The president should not micromanage, but understanding the ramifications of his positions cannot be outsourced to anyone.

For example, General George W Casey Jr, the commander of the US forces in Iraq in 2004-07, concluded that President Bush lacked a basic grasp of what the Iraq war was about. Casey believed that Bush, who kept asking for enemy body counts, saw the war as a conventional battle, rather than the counterinsurgency campaign to win over the Iraqi population that it was.

“We cannot kill our way to victory in Iraq,” General David Petraeus said later.

In May 2008, Bush insisted to me that he, of all people, knew all too well what the war was about.

4 . Presidents need to draw people out and make sure bad news makes it to them

On June 18, 2003, before real trouble had developed in Iraq, retired Army Lt Gen Jay Garner, the first official to head the Iraqi reconstruction effort, warned Rumsfeld that disbanding the Iraqi army and purging too many former Baath Party loyalists had been “tragic” mistakes.
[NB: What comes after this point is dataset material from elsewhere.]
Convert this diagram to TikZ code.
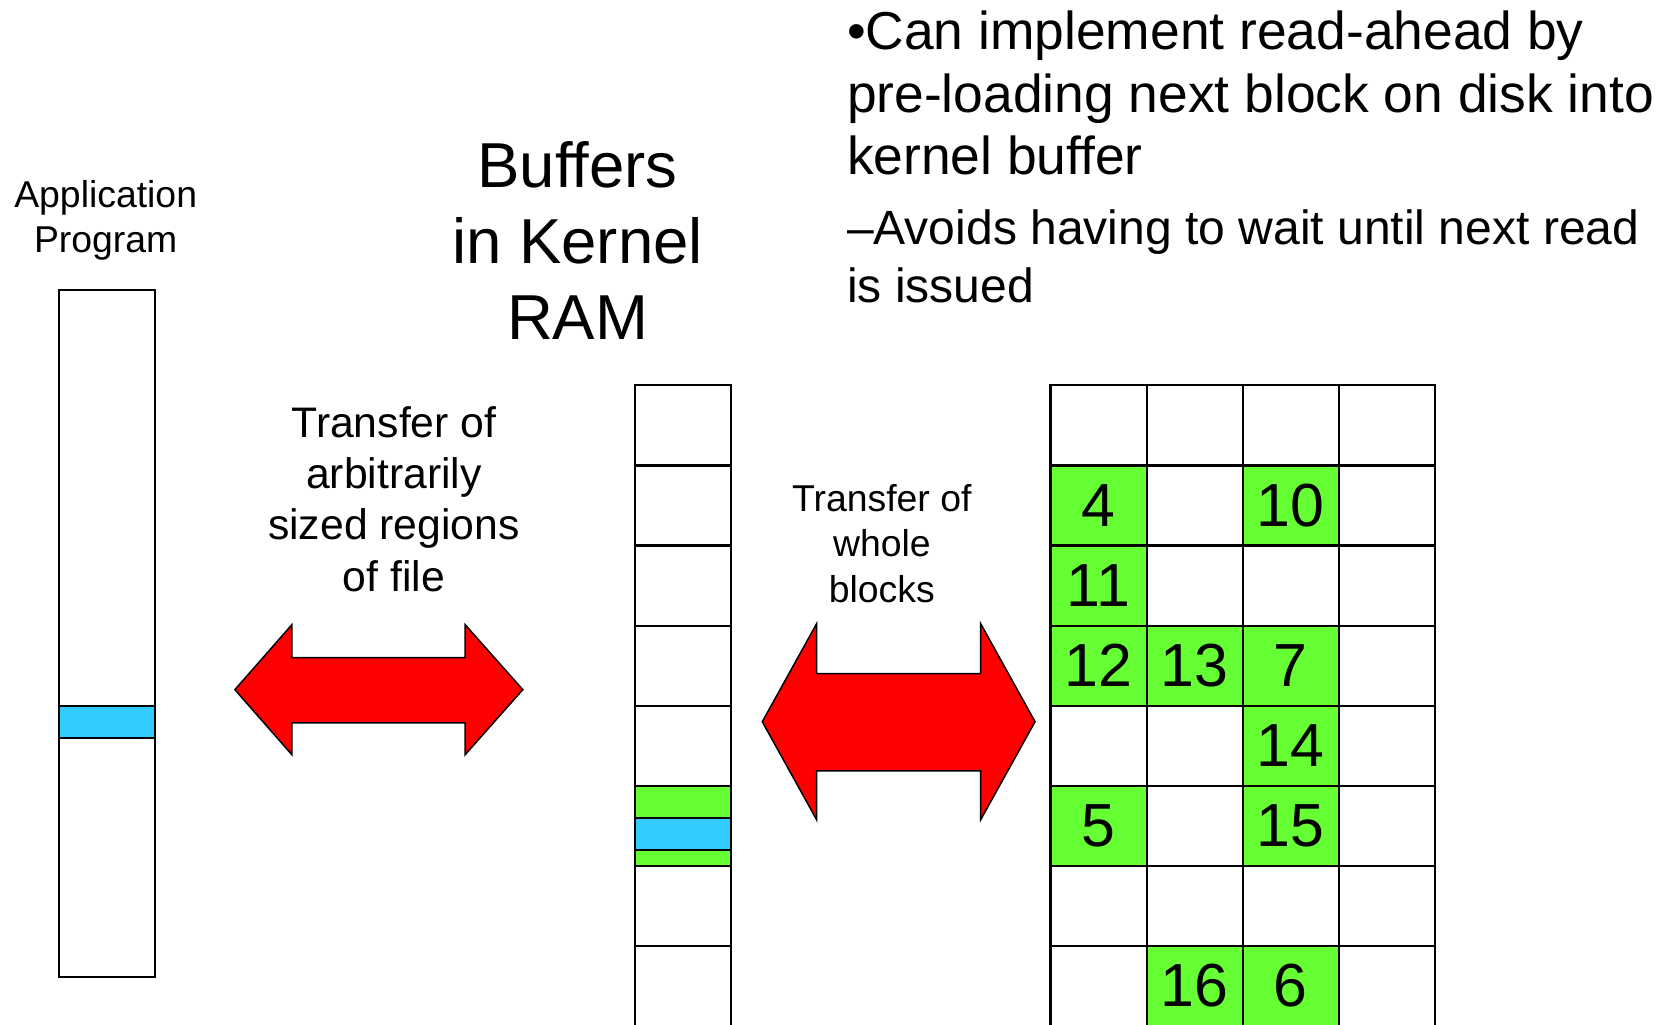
\documentclass[tikz,border=0pt]{standalone}
\usepackage{fontspec}
\setmainfont{Liberation Sans}
\definecolor{cellgreen}{HTML}{66FF33}
\definecolor{cellcyan}{HTML}{33CCFF}
\begin{document}
\begin{tikzpicture}[x=0.5pt,y=-0.5pt,
  cell/.style={draw=black,line width=1pt,minimum width=45pt,minimum height=37.5pt,inner sep=0pt,outer sep=0pt,anchor=north west,font=\fontsize{28.5}{34}\selectfont},
  gcell/.style={cell,fill=cellgreen},
  band/.style={draw=black,line width=1pt,minimum width=45pt,minimum height=15pt,inner sep=0pt,outer sep=0pt,anchor=north west,fill=cellcyan},
  bigarrow/.style={draw=black,line width=0.7pt,fill=red,line join=miter},
  label/.style={align=center,inner sep=0pt}]
\useasboundingbox (0,0) rectangle (1568,960);
\clip (0,0) rectangle (1568,960);
% application program
\node[draw=black,line width=1pt,minimum width=45pt,minimum height=321.5pt,inner sep=0pt,outer sep=0pt,anchor=north west] (app) at (55,272) {};
\node[band] (appband) at (55,661) {};
\node[label,font=\fontsize{17.5}{21}\selectfont] (apptitle) at (99,206) {Application\\Program};
% kernel buffers
\node[label,font=\fontsize{29.75}{35.5}\selectfont] (buftitle) at (541,225) {Buffers\\in Kernel\\RAM};
\foreach \r in {0,...,7} {
  \node[cell] (buf-\r) at (595,{361+75*\r}) {};
}
\node[gcell] (bufblock) at (595,736) {};
\node[band] (bufband) at (595,766) {};
% disk grid
\foreach \r in {0,...,7} {
  \foreach \c in {0,...,3} {
    \node[cell] (g-\r-\c) at ({984+90*\c},{361+75*\r}) {};
  }
}
\foreach \r/\c/\t in {1/0/4,1/2/10,2/0/11,3/0/12,3/1/13,3/2/7,4/2/14,5/0/5,5/2/15,7/1/16,7/2/6} {
  \node[gcell] (blk-\t) at ({984+90*\c},{361+75*\r}) {\t};
}
% arrows
\draw[bigarrow] (220,646) -- (273.5,585) -- (273.5,616) -- (435.6,616) -- (435.6,585) -- (489.7,646) -- (435.6,707) -- (435.6,677) -- (273.5,677) -- (273.5,707) -- cycle;
\draw[bigarrow] (714,676) -- (765,584) -- (765,631) -- (918.5,631) -- (918.5,584) -- (969.5,676) -- (918.5,768) -- (918.5,722) -- (765,722) -- (765,768) -- cycle;
\node[label,font=\fontsize{20}{24}\selectfont] (xfer1) at (369,467.5) {Transfer of\\arbitrarily\\sized regions\\of file};
\node[label,font=\fontsize{17.5}{21.25}\selectfont] (xfer2) at (826,509) {Transfer of\\whole\\blocks};
% bullet text
\node[align=left,anchor=north west,inner sep=0pt,font=\fontsize{25}{29.25}\selectfont] (pt1) at (793,10) {•Can implement read-ahead by\\pre-loading next block on disk into\\kernel buffer};
\node[align=left,anchor=north west,inner sep=0pt,font=\fontsize{22.5}{27}\selectfont] (pt2) at (793,196) {–Avoids having to wait until next read\\is issued};
\end{tikzpicture}
\end{document}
But in a meeting with Bush, none of this came up, and Garner reported to a pleased president that, in 70 meetings with Iraqis, they had always said, “God bless George Bush.” Bush should have asked Garner if he had any worries — perhaps even kicking Rumsfeld out and saying something like, “Jay, you were there. I insist on the ground truth. Don’t hold anything back.” Bush sometimes assumed he knew his aides’ views without asking them one-onone.

He made probably the most important decision of his presidency — whether to invade Iraq — without directly asking Powell, Rumsfeld or CIA director George Tenet for their bottom-line recommendation.

   

5. Presidents need to foster a culture of scepticism and doubt

During a December 2003 interview with Bush, I read to him a quote from his closest ally, British Prime Minister Tony Blair, about the experience of receiving letters from family members of slain soldiers who had written that they hated him. “And don’t believe anyone who tells you when they receive letters like that, they don’t suffer any doubt,” Blair had said.
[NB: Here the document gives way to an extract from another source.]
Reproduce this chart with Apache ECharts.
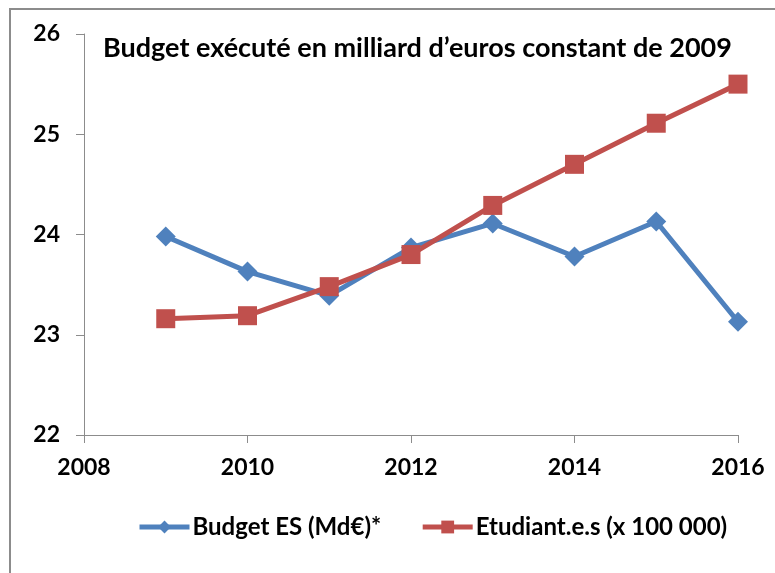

“Yeah,” Bush replied. “I haven’t suffered doubt.” “Is that right?” I asked. “Not at all?” “No,” he said. Presidents and generals don’t have to live on doubt. But they should learn to love it. “You should not be the parrot on the secretary’s shoulder,” said Marine Gen James Jones, Obama’s incoming national security adviser, to Gen Peter Pace. Doubt is not the enemy of good policy; it can help leaders evaluate alternatives, handle big decisions and later make course corrections if necessary.

6. The president should embrace transparency

Some version of the behind-the-scenes story of what happened in his White House will always make it out to the public — and everyone will be better off if that version is as accurate as possible.
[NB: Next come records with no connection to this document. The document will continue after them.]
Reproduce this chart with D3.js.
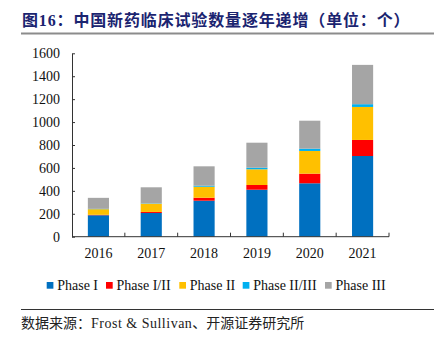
<!DOCTYPE html>
<html>
<head>
<meta charset="utf-8">
<script src="https://cdn.jsdelivr.net/npm/d3@7"></script>
<style>
  body { margin: 0; background: #fff; }
  svg { display: block; }
</style>
</head>
<body>
<div id="chart"></div>
<script>
// data
const years = ["2016", "2017", "2018", "2019", "2020", "2021"];
const phaseNames = ["Phase I", "Phase I/II", "Phase II", "Phase II/III", "Phase III"];
const phase1 = [187, 207, 314, 410, 466, 704];
const phase12 = [4, 9, 26, 41, 84, 140];
const phase2 = [49, 72, 96, 137, 198, 288];
const phase23 = [3, 3, 9, 14, 20, 24];
const phase3 = [96, 140, 169, 218, 244, 343];
const yTicks = [0, 200, 400, 600, 800, 1000, 1200, 1400, 1600];
const colors = ["#0070C0", "#FF0000", "#FFC000", "#00B0F0", "#A5A5A5"];

const width = 434, height = 339;
const serif = "'Liberation Serif', 'Times New Roman', serif";
const cjk = "'Noto Sans CJK SC', sans-serif";

const svg = d3.select("#chart").append("svg")
  .attr("width", width)
  .attr("height", height);

// title + rule under it
const title = svg.append("text")
  .attr("x", 22)
  .attr("y", 25.5)
  .attr("fill", "#1b2470")
  .style("font-family", cjk)
  .style("font-weight", "bold")
  .style("font-size", "16px")
  .style("letter-spacing", "0.85px");
title.append("tspan").text("图");
title.append("tspan").style("font-family", serif).text("16");
title.append("tspan").text("：中国新药临床试验数量逐年递增（单位：个）");

svg.append("line")
  .attr("x1", 21).attr("x2", 434)
  .attr("y1", 33.5).attr("y2", 33.5)
  .attr("stroke", "#8c8c8c")
  .attr("stroke-width", 2);

// table for stacking
const table = years.map((y, i) => ({
  year: y,
  "Phase I": phase1[i],
  "Phase I/II": phase12[i],
  "Phase II": phase2[i],
  "Phase II/III": phase23[i],
  "Phase III": phase3[i]
}));
const stacked = d3.stack().keys(phaseNames)(table);

const x = d3.scaleBand().domain(years).range([72, 389]).paddingInner(0.6).paddingOuter(0.3);
const y = d3.scaleLinear().domain([0, 1600]).range([236.7, 53.3]);

// bars
svg.append("g")
  .selectAll("g")
  .data(stacked)
  .join("g")
  .attr("fill", (d, i) => colors[i])
  .selectAll("rect")
  .data(d => d)
  .join("rect")
  .attr("x", d => x(d.data.year))
  .attr("width", x.bandwidth())
  .attr("y", d => y(d[1]))
  .attr("height", d => y(d[0]) - y(d[1]));

// y axis, ticks pointing inward
const yAxis = svg.append("g")
  .attr("transform", "translate(72,0)")
  .call(d3.axisRight(y).tickValues(yTicks).tickSize(3).tickSizeOuter(0).tickFormat(d3.format("d")));
yAxis.select(".domain").attr("stroke", "#333");
yAxis.selectAll(".tick line").attr("stroke", "#333");
yAxis.selectAll(".tick text")
  .attr("x", -12)
  .attr("text-anchor", "end")
  .attr("fill", "#111")
  .style("font-family", serif)
  .style("font-size", "14px");

// x axis: ticks at the category boundaries, pointing up
const xAxis = svg.append("g")
  .attr("transform", "translate(0,236.7)");
xAxis.append("line")
  .attr("x1", 72).attr("x2", 389)
  .attr("stroke", "#333");
const step = x.step();
xAxis.selectAll(".bound")
  .data(years)
  .join("line")
  .attr("class", "bound")
  .attr("x1", (d, i) => 72 + step * (i + 1))
  .attr("x2", (d, i) => 72 + step * (i + 1))
  .attr("y1", 0).attr("y2", -4)
  .attr("stroke", "#333");
xAxis.selectAll(".lbl")
  .data(years)
  .join("text")
  .attr("class", "lbl")
  .attr("x", d => x(d) + x.bandwidth() / 2)
  .attr("y", 21.5)
  .attr("text-anchor", "middle")
  .attr("fill", "#111")
  .style("font-family", serif)
  .style("font-size", "14px")
  .text(d => d);

// legend
const legendX = [46.7, 106, 179.3, 242.7, 325];
const legend = svg.append("g")
  .selectAll("g")
  .data(phaseNames)
  .join("g")
  .attr("transform", (d, i) => `translate(${legendX[i]},289.5)`);
legend.append("rect")
  .attr("x", 0).attr("y", -7.5)
  .attr("width", 6.7).attr("height", 6.7)
  .attr("fill", (d, i) => colors[i]);
legend.append("text")
  .attr("x", 10.5)
  .attr("y", 0)
  .attr("fill", "#111")
  .style("font-family", serif)
  .style("font-size", "14px")
  .text(d => d);

// source footer
svg.append("line")
  .attr("x1", 21).attr("x2", 434)
  .attr("y1", 309.5).attr("y2", 309.5)
  .attr("stroke", "#333")
  .attr("stroke-width", 1);

const foot = svg.append("text")
  .attr("x", 21)
  .attr("y", 327.5)
  .attr("fill", "#222")
  .style("font-size", "14px");
foot.append("tspan").style("font-family", cjk).text("数据来源：");
foot.append("tspan").style("font-family", serif).style("letter-spacing", "0.5px").text("Frost & Sullivan");
foot.append("tspan").style("font-family", cjk).text("、开源证券研究所");
</script>
</body>
</html>
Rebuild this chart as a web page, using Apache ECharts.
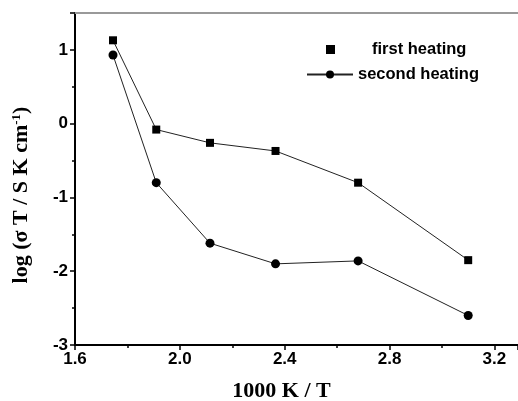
<!DOCTYPE html>
<html>
<head>
<meta charset="utf-8">
<script src="https://cdn.jsdelivr.net/npm/echarts@6/dist/echarts.min.js"></script>
<style>html,body{margin:0;padding:0;background:#fff}#c{width:518px;height:401px}</style>
</head>
<body>
<div id="c"></div>
<script>
const xValues = [1.745, 1.91, 2.115, 2.365, 2.68, 3.1];
const firstHeating = [1.13, -0.08, -0.26, -0.37, -0.80, -1.85];
const secondHeating = [0.93, -0.80, -1.62, -1.90, -1.86, -2.60];
const seriesNames = ['first heating', 'second heating'];

const chart = echarts.init(document.getElementById('c'));
const tickFont = {color: '#000', fontFamily: 'Liberation Sans, Arial, sans-serif', fontWeight: 'bold', fontSize: 17};
chart.setOption({
  animation: false,
  backgroundColor: '#fff',
  grid: {left: 75, top: 13, right: 0, bottom: 56, outerBoundsMode: 'none', containLabel: false},
  legend: [
    {data: [{name: seriesNames[0], icon: 'rect'}], left: 321, top: 36, itemWidth: 9, itemHeight: 9,
     textStyle: {color: '#000', fontFamily: 'Liberation Sans, Arial, sans-serif', fontWeight: 'bold', fontSize: 16.5, padding: [0,0,0,32]}},
    {data: [seriesNames[1]], left: 301, top: 61, itemWidth: 46, itemHeight: 10,
     textStyle: {color: '#000', fontFamily: 'Liberation Sans, Arial, sans-serif', fontWeight: 'bold', fontSize: 16.5}}
  ],
  xAxis: [{
    type: 'value', min: 1.6, max: 3.29, interval: 0.4,
    name: '1000 K / T', nameLocation: 'middle', nameGap: 35,
    nameTextStyle: {color: '#000', fontFamily: 'Liberation Serif, Times New Roman, serif', fontWeight: 'bold', fontSize: 22, padding: [0, 30, 0, 0]},
    axisLine: {onZero: false, lineStyle: {color: '#000', width: 2}},
    axisTick: {inside: false, length: 5, lineStyle: {color: '#000', width: 1.5}},
    minorTick: {show: true, splitNumber: 2, length: 3, lineStyle: {color: '#000', width: 1.5}},
    axisLabel: Object.assign({margin: 6, showMaxLabel: false, formatter: v => v.toFixed(1)}, tickFont),
    splitLine: {show: false}
  }, {
    type: 'value', position: 'top', min: 1.6, max: 3.29,
    axisLine: {show: true, onZero: false, lineStyle: {color: '#999', width: 2}},
    axisTick: {show: false}, axisLabel: {show: false}, splitLine: {show: false}
  }],
  yAxis: {
    type: 'value', min: -3, max: 1.5, interval: 1,
    name: '{a|log (σ T / S K cm}{s|-1}{a|)}', nameLocation: 'middle', nameGap: 43,
    nameTextStyle: {padding: [0, 32, 0, 0],
      rich: {
        a: {color: '#000', fontFamily: 'Liberation Serif, Times New Roman, serif', fontWeight: 'bold', fontSize: 22},
        s: {color: '#000', fontFamily: 'Liberation Serif, Times New Roman, serif', fontWeight: 'bold', fontSize: 13, verticalAlign: 'top', padding: [0,0,9,0]}
      }},
    axisLine: {show: true, onZero: false, lineStyle: {color: '#000', width: 2}},
    axisTick: {inside: false, length: 5, lineStyle: {color: '#000', width: 1.5}},
    minorTick: {show: true, splitNumber: 2, length: 3, lineStyle: {color: '#000', width: 1.5}},
    axisLabel: Object.assign({margin: 7, showMaxLabel: false, formatter: v => String(v)}, tickFont),
    splitLine: {show: false}
  },
  series: [
    {name: seriesNames[0], type: 'line', data: xValues.map((x, i) => [x, firstHeating[i]]),
     symbol: 'rect', symbolSize: 8, lineStyle: {color: '#222', width: 1}, itemStyle: {color: '#000'}},
    {name: seriesNames[1], type: 'line', data: xValues.map((x, i) => [x, secondHeating[i]]),
     symbol: 'circle', symbolSize: 9, lineStyle: {color: '#222', width: 1}, itemStyle: {color: '#000'}}
  ]
});
</script>
</body>
</html>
On March 8, 2008, Hadley made an extraordinary remark about how difficult it has proven to understand the real way Bush made decisions. “He will talk with great authority and assertiveness,” Hadley said. This is what we’re going to do. And he won’t mean it. Because he will not have gone through the considered process where he finally is prepared to say, I’ve decided. And if you write all those things down and historians get them, (they) say, ‘Well, he decided on this day to do such and such.’ It’s not true. It’s not history. It’s a fact, but it’s a misleading fact.” Presidents should beware of such “misleading facts.” They should run an internal, candid process of debate and discussion with key advisers that will make sense when it surfaces later.

7. Presidents must tell the hard truth to the public, even if it is very bad news

For years after the Iraq invasion, Bush consistently offered upbeat public assessments.

That went well beyond the infamous “Mission Accomplished” banner that he admitted last Monday had been a mistake. “Absolutely, we’re winning,” the president said during an October 2006 news conference. “We’re winning.” His confident remarks came during one of the lowest points of the war, at a time when anyone with a TV screen knew that the war was going badly.

On Feb 5, 2005, as he was moving up from his first-term role as Rice’s deputy to become national security adviser, Stephen Hadley had offered a private, confidential assessment of the problems of Bush’s Iraq-dominated first term. “I give us a Bminus for policy development,” he said, “and a D-minus for policy execution.” The president later told me that he knew that the Iraq “strategy wasn’t working.” So how could the United States be winning a war with a failing strategy?

8. Righteous motives are not enough for effective policy  

I believe we have a duty to free people,” Bush told me in late 2003. I believe he truly wanted to bring democracy to Afghanistan and Iraq. In preparing his second inaugural address in 2005, for example, Bush told his chief speechwriter, Michael Gerson, “The future of America and the security of America depends on the spread of liberty.” That got the idealistic Gerson so pumped that he set out to produce the foreign policy equivalent to Albert Einstein’s unified field theory of the universe — a 17-minute inaugural address in which the president said his goal was nothing less than “the ending of tyranny in our world.” But this high purpose often blinded Bush and his aides to the consequences of this mad dash to democracy. In 2005, for example, Bush and his war cabinet spent much of their time promoting free elections in Iraq — which wound up highlighting the isolation of the minority Sunnis and setting the stage for the raging sectarian violence of 2006.

9. Presidents must insist on strategic thinking

Only the president (and perhaps the NSA) can prod a reactive bureaucracy to think about where the administration should be in one, two or four years.

It’s easy for an administration to become consumed with putting out brush fires, which often requires presidential involvement.

A president will probably be judged by the success of his long-range plans, not his daily crisis management.

For example, in the Afghanistan and Iraq wars, far too little attention was devoted to what might come after the fall of the Taliban and the Baath Party. Some critical strategic decisions — to disband the Iraqi army, force Baathists out of government and abolish an initial Iraqi government council — were made without the involvement of the NSC and the president.

Obama would do well to remember the example of Clinton who began his presidency in 1993 after having promised to cut the federal deficit in half in four years.

The initial plan looked shaky but he stuck to their basic strategy and gained.

10. Presidents get contradictory data, and they need a rigorous way to sort it out  

In 2004-06, the CIA was reporting that Iraq was getting more violent and less stable. By mid-2006, Bush’s own NSC deputy for Iraq, Meghan O’Sullivan, had a blunt assessment of conditions in Baghdad: “It’s hell, president.” But the Pentagon remained optimistic and reported that a strategy of drawing down US troops and turning security over to the Iraqis would end in “self-reliance” in 2009. As best I could discover, the president never insisted that the contradiction between “hell” and “self-reliance” be resolved.